DATA PROVIDED =
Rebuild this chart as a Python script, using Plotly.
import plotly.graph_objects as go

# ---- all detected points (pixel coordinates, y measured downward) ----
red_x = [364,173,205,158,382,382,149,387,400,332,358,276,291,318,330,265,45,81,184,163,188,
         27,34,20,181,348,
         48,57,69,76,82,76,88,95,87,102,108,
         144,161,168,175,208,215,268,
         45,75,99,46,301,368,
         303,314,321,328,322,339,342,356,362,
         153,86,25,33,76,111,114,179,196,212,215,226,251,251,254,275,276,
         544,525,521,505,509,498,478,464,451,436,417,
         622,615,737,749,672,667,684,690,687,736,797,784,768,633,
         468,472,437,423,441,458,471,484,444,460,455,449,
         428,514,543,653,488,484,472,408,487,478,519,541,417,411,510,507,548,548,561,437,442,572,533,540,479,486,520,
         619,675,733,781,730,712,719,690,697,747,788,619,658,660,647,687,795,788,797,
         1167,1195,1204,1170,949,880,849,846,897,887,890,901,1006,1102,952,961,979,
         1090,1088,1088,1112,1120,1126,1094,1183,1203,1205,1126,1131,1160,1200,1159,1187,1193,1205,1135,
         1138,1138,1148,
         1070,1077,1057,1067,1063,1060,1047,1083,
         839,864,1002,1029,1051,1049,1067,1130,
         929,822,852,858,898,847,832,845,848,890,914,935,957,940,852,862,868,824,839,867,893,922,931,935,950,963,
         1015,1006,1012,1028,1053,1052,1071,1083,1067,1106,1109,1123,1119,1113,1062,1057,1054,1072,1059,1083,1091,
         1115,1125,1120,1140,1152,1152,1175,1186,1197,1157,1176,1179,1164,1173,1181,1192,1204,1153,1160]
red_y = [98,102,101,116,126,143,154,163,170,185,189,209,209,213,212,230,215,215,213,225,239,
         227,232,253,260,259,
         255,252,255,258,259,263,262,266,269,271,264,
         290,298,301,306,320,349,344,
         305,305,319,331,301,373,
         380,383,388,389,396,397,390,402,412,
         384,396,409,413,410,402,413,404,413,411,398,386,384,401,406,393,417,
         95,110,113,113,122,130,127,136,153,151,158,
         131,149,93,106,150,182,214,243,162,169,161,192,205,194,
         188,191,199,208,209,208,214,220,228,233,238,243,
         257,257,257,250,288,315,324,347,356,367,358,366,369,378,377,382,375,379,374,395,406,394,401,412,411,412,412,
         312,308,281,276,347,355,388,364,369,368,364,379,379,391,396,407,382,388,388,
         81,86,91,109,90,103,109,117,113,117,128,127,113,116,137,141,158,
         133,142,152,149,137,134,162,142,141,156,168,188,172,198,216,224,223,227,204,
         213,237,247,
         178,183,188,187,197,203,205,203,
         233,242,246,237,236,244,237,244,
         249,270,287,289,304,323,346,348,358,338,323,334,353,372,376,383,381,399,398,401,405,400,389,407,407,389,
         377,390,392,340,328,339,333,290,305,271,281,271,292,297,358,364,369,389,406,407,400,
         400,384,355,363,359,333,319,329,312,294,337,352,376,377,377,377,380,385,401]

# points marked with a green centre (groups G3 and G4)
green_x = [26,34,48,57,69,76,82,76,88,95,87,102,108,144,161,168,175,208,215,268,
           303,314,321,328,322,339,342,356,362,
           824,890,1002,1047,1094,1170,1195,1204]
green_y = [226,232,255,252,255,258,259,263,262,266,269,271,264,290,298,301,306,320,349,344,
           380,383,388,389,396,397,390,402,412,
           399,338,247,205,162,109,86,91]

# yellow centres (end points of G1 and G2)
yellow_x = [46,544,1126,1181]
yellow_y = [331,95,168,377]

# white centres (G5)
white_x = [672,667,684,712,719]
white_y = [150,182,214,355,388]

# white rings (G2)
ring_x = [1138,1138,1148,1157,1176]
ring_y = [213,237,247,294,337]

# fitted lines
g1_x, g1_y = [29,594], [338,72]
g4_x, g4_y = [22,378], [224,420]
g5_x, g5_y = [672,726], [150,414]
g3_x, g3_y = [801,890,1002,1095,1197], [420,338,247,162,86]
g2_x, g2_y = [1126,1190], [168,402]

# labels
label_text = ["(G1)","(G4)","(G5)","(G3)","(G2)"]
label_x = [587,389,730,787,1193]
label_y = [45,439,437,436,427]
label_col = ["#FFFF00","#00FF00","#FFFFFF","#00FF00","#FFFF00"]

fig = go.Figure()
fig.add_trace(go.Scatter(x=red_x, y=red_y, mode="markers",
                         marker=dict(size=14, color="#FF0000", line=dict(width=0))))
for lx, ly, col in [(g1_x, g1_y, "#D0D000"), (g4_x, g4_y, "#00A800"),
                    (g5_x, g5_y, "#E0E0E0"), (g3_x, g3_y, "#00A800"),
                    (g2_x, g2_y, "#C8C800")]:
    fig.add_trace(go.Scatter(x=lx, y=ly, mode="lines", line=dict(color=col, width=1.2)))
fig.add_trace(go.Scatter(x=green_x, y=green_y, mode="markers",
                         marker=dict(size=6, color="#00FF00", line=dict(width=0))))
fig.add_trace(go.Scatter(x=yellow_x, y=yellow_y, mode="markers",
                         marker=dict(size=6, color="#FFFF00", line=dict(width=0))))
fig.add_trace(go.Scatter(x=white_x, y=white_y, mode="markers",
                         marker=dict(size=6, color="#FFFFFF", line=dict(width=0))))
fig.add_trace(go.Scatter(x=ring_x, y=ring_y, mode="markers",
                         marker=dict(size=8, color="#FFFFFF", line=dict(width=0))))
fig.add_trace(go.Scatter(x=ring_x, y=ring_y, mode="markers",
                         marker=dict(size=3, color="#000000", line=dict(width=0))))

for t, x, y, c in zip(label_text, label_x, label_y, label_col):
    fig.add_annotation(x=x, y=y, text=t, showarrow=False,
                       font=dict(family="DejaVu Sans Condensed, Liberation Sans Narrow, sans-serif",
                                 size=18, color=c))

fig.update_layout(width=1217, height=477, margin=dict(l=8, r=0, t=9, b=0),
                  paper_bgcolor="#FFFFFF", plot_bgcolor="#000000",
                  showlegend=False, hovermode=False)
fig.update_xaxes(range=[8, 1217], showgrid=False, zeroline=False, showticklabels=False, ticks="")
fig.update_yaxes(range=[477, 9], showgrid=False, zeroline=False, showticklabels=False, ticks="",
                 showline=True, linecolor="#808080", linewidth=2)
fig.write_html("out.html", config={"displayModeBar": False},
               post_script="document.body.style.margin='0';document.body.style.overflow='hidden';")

TASK = Return nothing but the lines from the first line of the listing through the line with "import plotly.graph_objects as go", please, keeping every one of them unchanged.

COMPLETE ANSWER =
Rebuild this chart as a Python script, using Plotly.
import plotly.graph_objects as go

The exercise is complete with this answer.